* What is needed: Only the lines from the start of the data to the line containing "const yTicks = [0,20,40,60,80,100,120,140,160,180];", both included, should be output, exactly and without pictures.
--- Start ---
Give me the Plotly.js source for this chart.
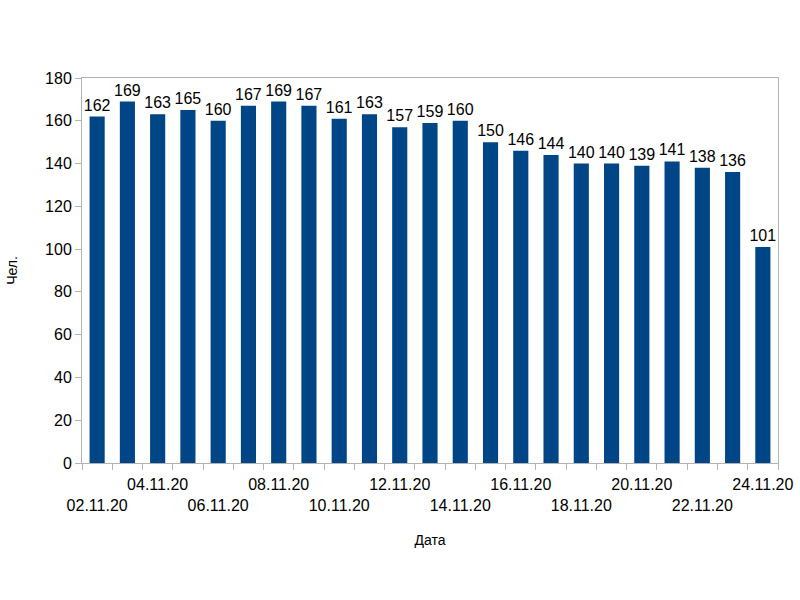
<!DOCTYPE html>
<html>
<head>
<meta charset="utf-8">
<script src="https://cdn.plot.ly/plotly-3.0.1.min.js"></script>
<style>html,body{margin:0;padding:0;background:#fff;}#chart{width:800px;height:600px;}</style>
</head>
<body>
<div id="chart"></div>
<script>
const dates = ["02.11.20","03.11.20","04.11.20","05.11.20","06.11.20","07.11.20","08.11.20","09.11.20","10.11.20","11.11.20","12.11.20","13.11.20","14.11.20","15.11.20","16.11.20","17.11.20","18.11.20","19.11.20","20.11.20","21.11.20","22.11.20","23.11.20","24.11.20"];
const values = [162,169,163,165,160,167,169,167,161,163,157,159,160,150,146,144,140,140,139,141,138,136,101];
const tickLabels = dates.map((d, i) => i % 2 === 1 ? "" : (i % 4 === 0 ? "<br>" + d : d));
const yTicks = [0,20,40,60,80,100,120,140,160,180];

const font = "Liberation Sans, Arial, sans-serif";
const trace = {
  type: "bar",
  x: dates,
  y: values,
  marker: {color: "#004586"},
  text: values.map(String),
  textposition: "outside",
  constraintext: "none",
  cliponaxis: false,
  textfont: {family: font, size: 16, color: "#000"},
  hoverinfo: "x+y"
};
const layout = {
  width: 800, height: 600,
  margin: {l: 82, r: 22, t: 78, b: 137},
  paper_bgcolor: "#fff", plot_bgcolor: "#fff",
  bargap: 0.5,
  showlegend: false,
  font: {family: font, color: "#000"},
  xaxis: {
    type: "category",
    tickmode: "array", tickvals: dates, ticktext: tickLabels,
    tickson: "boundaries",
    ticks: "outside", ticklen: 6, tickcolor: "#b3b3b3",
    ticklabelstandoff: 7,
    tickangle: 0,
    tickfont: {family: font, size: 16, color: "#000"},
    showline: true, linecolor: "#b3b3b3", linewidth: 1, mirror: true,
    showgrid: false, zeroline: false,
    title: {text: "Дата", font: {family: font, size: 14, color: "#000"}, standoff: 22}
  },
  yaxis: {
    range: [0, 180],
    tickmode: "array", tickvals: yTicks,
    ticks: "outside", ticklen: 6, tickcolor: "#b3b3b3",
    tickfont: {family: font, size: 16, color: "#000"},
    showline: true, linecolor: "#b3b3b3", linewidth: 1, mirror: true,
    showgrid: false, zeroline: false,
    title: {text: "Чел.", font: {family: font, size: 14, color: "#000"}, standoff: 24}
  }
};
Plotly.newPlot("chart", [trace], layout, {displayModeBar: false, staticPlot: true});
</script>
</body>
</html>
--- End ---
* Completed task:
Give me the Plotly.js source for this chart.
<!DOCTYPE html>
<html>
<head>
<meta charset="utf-8">
<script src="https://cdn.plot.ly/plotly-3.0.1.min.js"></script>
<style>html,body{margin:0;padding:0;background:#fff;}#chart{width:800px;height:600px;}</style>
</head>
<body>
<div id="chart"></div>
<script>
const dates = ["02.11.20","03.11.20","04.11.20","05.11.20","06.11.20","07.11.20","08.11.20","09.11.20","10.11.20","11.11.20","12.11.20","13.11.20","14.11.20","15.11.20","16.11.20","17.11.20","18.11.20","19.11.20","20.11.20","21.11.20","22.11.20","23.11.20","24.11.20"];
const values = [162,169,163,165,160,167,169,167,161,163,157,159,160,150,146,144,140,140,139,141,138,136,101];
const tickLabels = dates.map((d, i) => i % 2 === 1 ? "" : (i % 4 === 0 ? "<br>" + d : d));
const yTicks = [0,20,40,60,80,100,120,140,160,180];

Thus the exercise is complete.